South Park Magazine

Brewing Ballads

Since the early days of bluegrass and blues, North Carolina has been a hub for roots music. Charlotte in particular hosted “hillbilly music” from names like the Briarhoppers and Arthur Smith on WBT Radio. And today, from the Triangle’s college rock capital to Wilkesboro’s annual Merlefest, the region remains rich in homegrown tunes.

But these days, it seems the innovative industry is getting a big boost from another local trade. This month’s 3rd Annual North Carolina Brewers and Music Fest ( at Huntersville’s Rural Hill farm makes it evident that as Charlotte’s craft brewing scene surges, its down home music is getting more chances than ever to take the stage. “Local food trucks, local music, it’s the continuation of supporting local,” says Brian Mister of NoDa Brewing Company. “It’s like us bringing in live music or supporting local farmers by giving our spent grain [to feed cattle].” And when it comes to the fast-growing relationship between music and beer, Mister should know. NoDa’s “Jam Session” pale ale is selling well at rock venues such as The Fillmore, and the brewery frequently hosts local bands for large crowds in their popular taproom.

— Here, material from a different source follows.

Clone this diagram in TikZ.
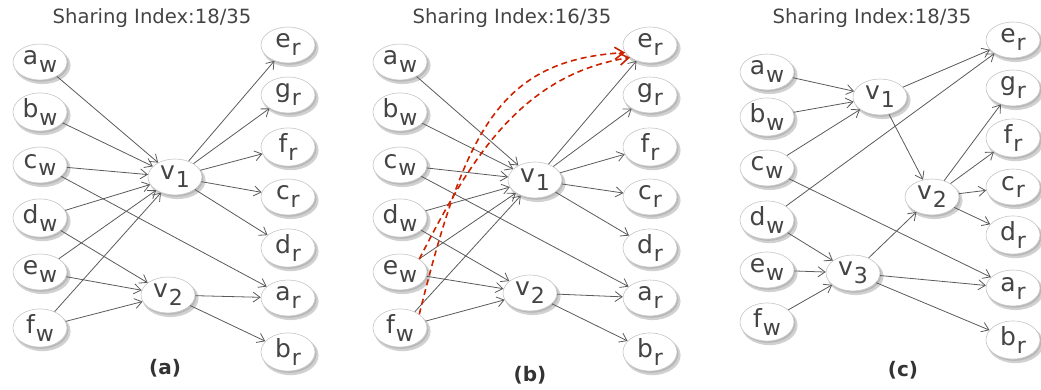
\documentclass[tikz,border=0pt]{standalone}
\usepackage{fontspec}
\setmainfont{DejaVu Sans}
\usepackage{xcolor}
\usetikzlibrary{shapes.geometric,arrows.meta,shadows}

\definecolor{txtgray}{HTML}{444444}
\definecolor{edgegray}{HTML}{5A5A5A}
\definecolor{hintred}{HTML}{CC2200}

% letter with a lowered index, as in the vertex labels
\newcommand{\sublab}[2]{#1\kern0.4pt\raisebox{-4pt}{\fontsize{11}{11}\selectfont #2}}

\begin{document}
\begin{tikzpicture}[x=0.5pt, y=-0.5pt,
    vtx/.style={ellipse, fill=white, draw=gray!45, line width=0.3pt,
        minimum width=27pt, minimum height=18pt, inner sep=0pt,
        text=txtgray, font=\fontsize{12.5}{12.5}\selectfont,
        drop shadow={shadow xshift=1.2pt, shadow yshift=-1.6pt, shadow scale=1.04, opacity=0.18, fill=black},
        drop shadow={shadow xshift=0.7pt, shadow yshift=-0.9pt, opacity=0.3, fill=gray}},
    link/.style={-{Straight Barb[length=3.5pt,width=5pt]}, draw=edgegray, line width=0.4pt},
    hint/.style={-{Straight Barb[length=4.5pt,width=6pt]}, draw=hintred, line width=0.8pt,
        dash pattern=on 3pt off 2pt},
    ttl/.style={text=txtgray, font=\fontsize{9.8}{10}\selectfont},
    caplab/.style={text=black!80, font=\fontsize{10}{10}\selectfont\bfseries}]

    \useasboundingbox (0,0) rectangle (1041,390);

    % ---------------- (a) ----------------
    \node[ttl] (ttl-a) at (152,18) {Sharing Index:18/35};
    \foreach \n/\y in {a/62,b/112,c/165,d/218,e/272,f/328}
        \node[vtx] (\n w-a) at (40,\y) {\sublab{\n}{w}};
    \foreach \n/\y in {e/45,g/95,f/147,c/197,d/248,a/298,b/352}
        \node[vtx] (\n r-a) at (288,\y) {\sublab{\n}{r}};
    \node[vtx] (v1-a) at (175,177) {\sublab{v}{1}};
    \node[vtx] (v2-a) at (168,295) {\sublab{v}{2}};
    \node[caplab] (cap-a) at (165,368) {(a)};

    \foreach \s in {aw,bw,cw,dw,ew,fw} \draw[link] (\s-a) -- (v1-a);
    \foreach \t in {er,gr,fr,cr,dr} \draw[link] (v1-a) -- (\t-a);
    \foreach \s in {dw,ew,fw} \draw[link] (\s-a) -- (v2-a);
    \draw[link] (cw-a) -- (ar-a);
    \draw[link] (v2-a) -- (ar-a);
    \draw[link] (v2-a) -- (br-a);

    % ---------------- (b) ----------------
    \node[ttl] (ttl-b) at (512,18) {Sharing Index:16/35};
    \foreach \n/\y in {a/62,b/112,c/165,d/218,e/272,f/328}
        \node[vtx] (\n w-b) at (400,\y) {\sublab{\n}{w}};
    \foreach \n/\y in {e/45,g/95,f/147,c/197,d/248,a/298,b/352}
        \node[vtx] (\n r-b) at (650,\y) {\sublab{\n}{r}};
    \node[vtx] (v1-b) at (535,180) {\sublab{v}{1}};
    \node[vtx] (v2-b) at (530,293) {\sublab{v}{2}};
    \node[caplab] (cap-b) at (530,375) {(b)};

    \foreach \s in {aw,bw,cw,dw,ew,fw} \draw[link] (\s-b) -- (v1-b);
    \foreach \t in {er,gr,fr,cr,dr} \draw[link] (v1-b) -- (\t-b);
    \foreach \s in {dw,ew,fw} \draw[link] (\s-b) -- (v2-b);
    \draw[link] (cw-b) -- (ar-b);
    \draw[link] (v2-b) -- (ar-b);
    \draw[link] (v2-b) -- (br-b);

    % direct routes that skip v1
    \draw[hint] (ew-b.north east) .. controls (470,160) and (520,75) .. (er-b.212);
    \draw[hint] (fw-b.north east) .. controls (465,130) and (500,60) .. (er-b.197);

    % ---------------- (c) ----------------
    \node[ttl] (ttl-c) at (872,18) {Sharing Index:18/35};
    \foreach \n/\y in {a/72,b/117,c/168,d/220,e/270,f/322}
        \node[vtx] (\n w-c) at (767,\y) {\sublab{\n}{w}};
    \foreach \n/\y in {e/40,g/88,f/138,c/187,d/235,a/288,b/340}
        \node[vtx] (\n r-c) at (1013,\y) {\sublab{\n}{r}};
    \node[vtx] (v1-c) at (880,97) {\sublab{v}{1}};
    \node[vtx] (v2-c) at (932,197) {\sublab{v}{2}};
    \node[vtx] (v3-c) at (853,273) {\sublab{v}{3}};
    \node[caplab] (cap-c) at (903,370) {(c)};

    \foreach \s in {aw,bw,cw} \draw[link] (\s-c) -- (v1-c);
    \foreach \s in {dw,ew,fw} \draw[link] (\s-c) -- (v3-c);
    \foreach \t in {gr,fr,cr,dr} \draw[link] (v2-c) -- (\t-c);
    \draw[link] (v1-c) -- (er-c);
    \draw[link] (dw-c) -- (er-c);
    \draw[link] (cw-c) -- (ar-c);
    \draw[link] (v1-c) -- (v2-c);
    \draw[link] (v3-c) -- (v2-c);
    \draw[link] (v3-c) -- (ar-c);
    \draw[link] (v3-c) -- (br-c);

\end{tikzpicture}
\end{document}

And they’re not the only ones. Just up North Davidson Street, Heist Brewery features weekly live music. While in South End, live bands are a big part of the fundraisers and events that Triple C Brewing hosts in its adjacent warehouse. As the number of local craft breweries continues to grow, it’s likely this trend won’t slow.

While North Carolina has become the capital of craft with more than 75 N.C.-based breweries, Charlotte is still playing catch up to brew hubs like Raleigh and Asheville. “Charlotte is about 5 to 7 years behind the national curve,” says Jon Fulcher, co-owner of Four Friends Brewery, which is served in more than 100 area restaurants. “The craft explosion and demand for craft beers throughout the years happened years before it took hold in Charlotte.”Fulcher credits the recent explosion to the influx of folks who were accustomed to local beers in other cities. “Large companies are putting headquarters here and bringing in employees from other cities that already have that craft beer culture,” he says.

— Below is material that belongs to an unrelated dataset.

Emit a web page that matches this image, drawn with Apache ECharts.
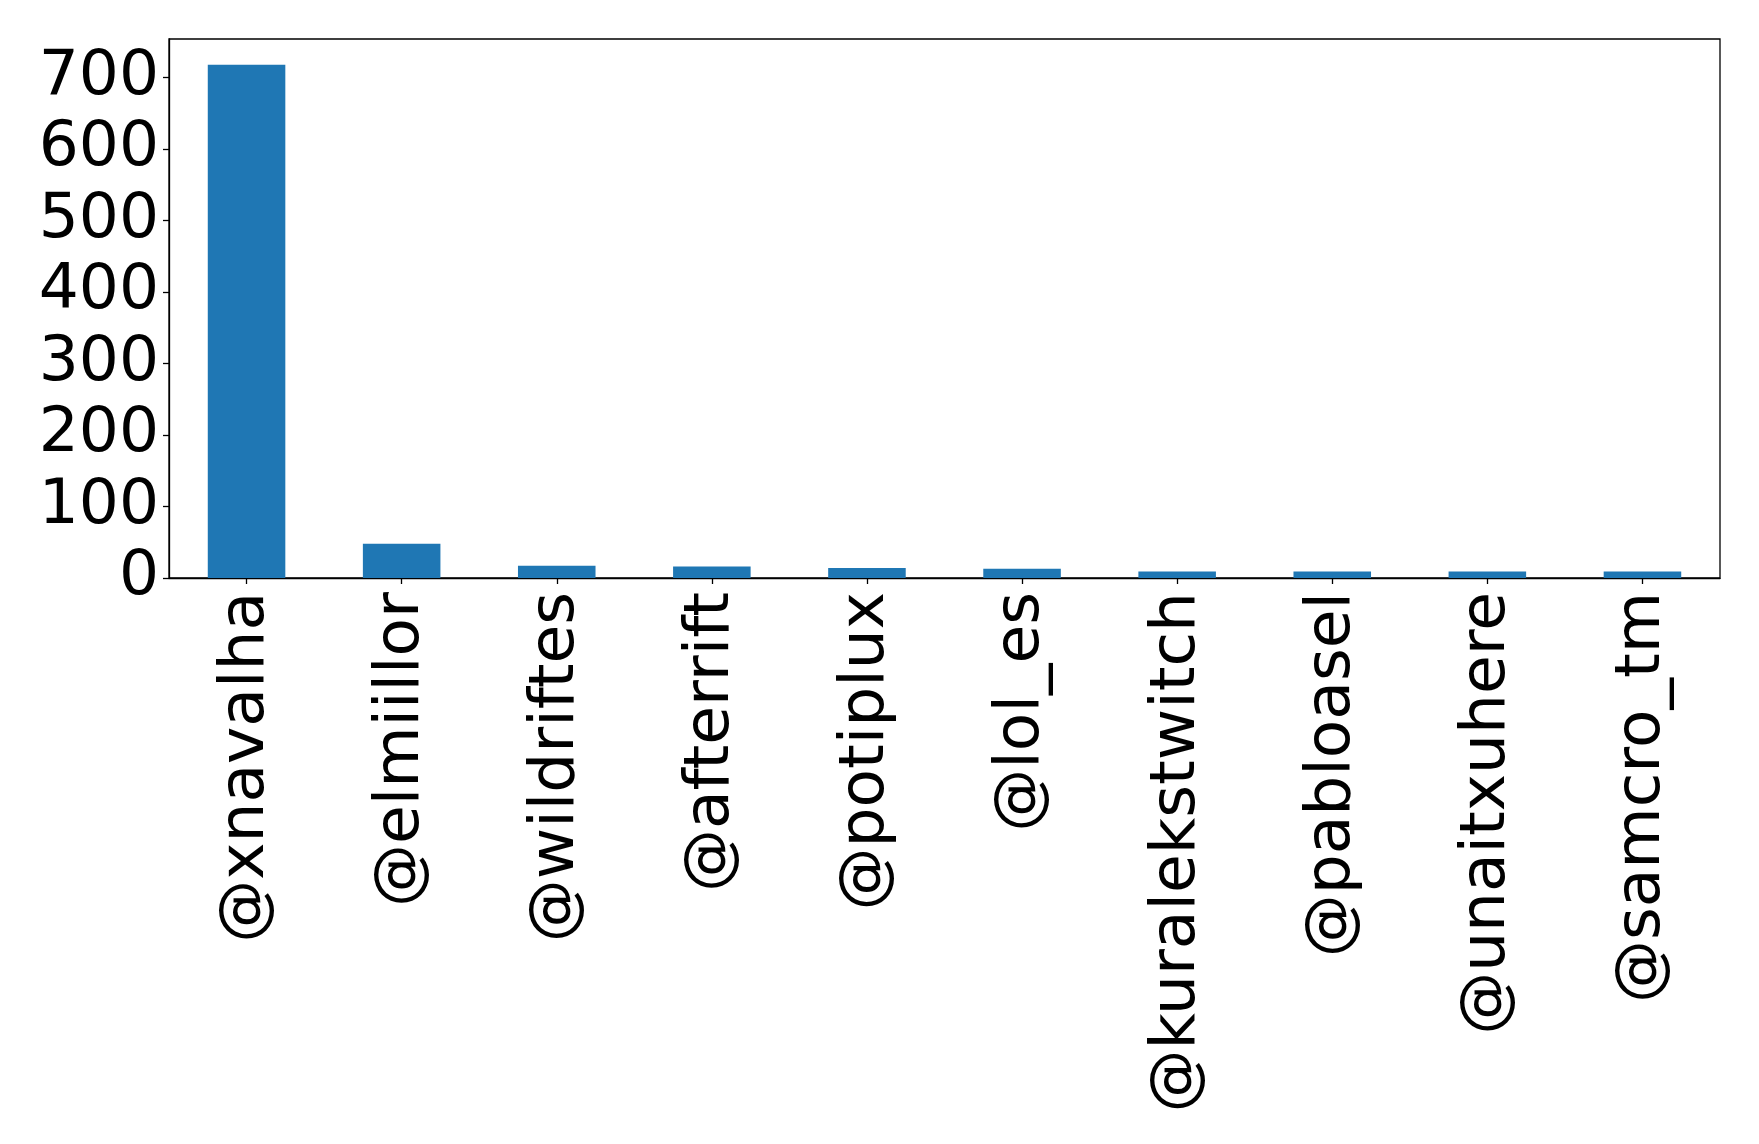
<!DOCTYPE html>
<html>
<head>
<meta charset="utf-8">
<script src="https://cdn.jsdelivr.net/npm/echarts@6/dist/echarts.min.js"></script>
<style>
  html, body { margin: 0; padding: 0; background: #fff; }
  #chart { width: 1759px; height: 1144px; }
</style>
</head>
<body>
<div id="chart"></div>
<script>
const users = ['@xnavalha', '@elmiillor', '@wildriftes', '@afterrift', '@potiplux',
  '@lol_es', '@kuralekstwitch', '@pabloasel', '@unaitxuhere', '@samcro_tm']
const counts = [718, 48, 17, 16, 14, 13, 9, 9, 9, 9]
const yTicks = [0, 100, 200, 300, 400, 500, 600, 700]

const font = 'DejaVu Sans'
const chart = echarts.init(document.getElementById('chart'))

chart.setOption({
  animation: false,
  backgroundColor: '#fff',
  grid: {
    left: 169, top: 39, right: 39, bottom: 566,
    show: true, borderColor: '#000', borderWidth: 1.3, backgroundColor: 'transparent'
  },
  xAxis: {
    type: 'category',
    data: users,
    axisLine: { show: true, lineStyle: { color: '#000', width: 1.3 } },
    axisTick: { show: true, alignWithLabel: true, length: 6, lineStyle: { color: '#000', width: 1.3 } },
    axisLabel: { rotate: 90, margin: 14, color: '#000', fontSize: 63, fontFamily: font }
  },
  yAxis: {
    type: 'value',
    min: 0,
    max: 754,
    interval: 100,
    splitLine: { show: false },
    axisLine: { show: true, lineStyle: { color: '#000', width: 1.3 } },
    axisTick: { show: true, length: 6, lineStyle: { color: '#000', width: 1.3 } },
    axisLabel: {
      margin: 10, color: '#000', fontSize: 63, fontFamily: font,
      showMaxLabel: false,
      formatter: v => (yTicks.includes(v) ? String(v) : '')
    }
  },
  series: [{
    type: 'bar',
    data: counts,
    barWidth: '50%',
    itemStyle: { color: '#1f77b4' }
  }]
})
</script>
</body>
</html>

Lisa Barr, who carries Four Friends ale at Tremont Music Hall, also points to the outside, saying that it’s often the touring bands that are interested in trying local beers. But the region’s own music scene is benefitting from the ever-expanding industry as well—and there’s no doubt that Charlotte’s acts are getting attention these days. HRVRD was recently mentioned in “Entertainment Weekly.” And long-running roots outfit the New Familiars have secured a spot on Merlefest in April while Matrimony is readying its major label debut album for Columbia Records. Micah Davidson, who books the acts for NC Brewers and Music Fest, says the two crafts naturally go hand in hand. “When you start to understand the things you enjoy in life, you weed out the crap cover bands and the crap beer,” Davidson says. “Your attention to quality goes up.”

And for those behind the music and the breweries, it’s ultimately about appealing to the city’s maturing tastes. “People that want to see live music appreciate artistic value,” says Fulcher. “And that’s what [craft beer] is all about.”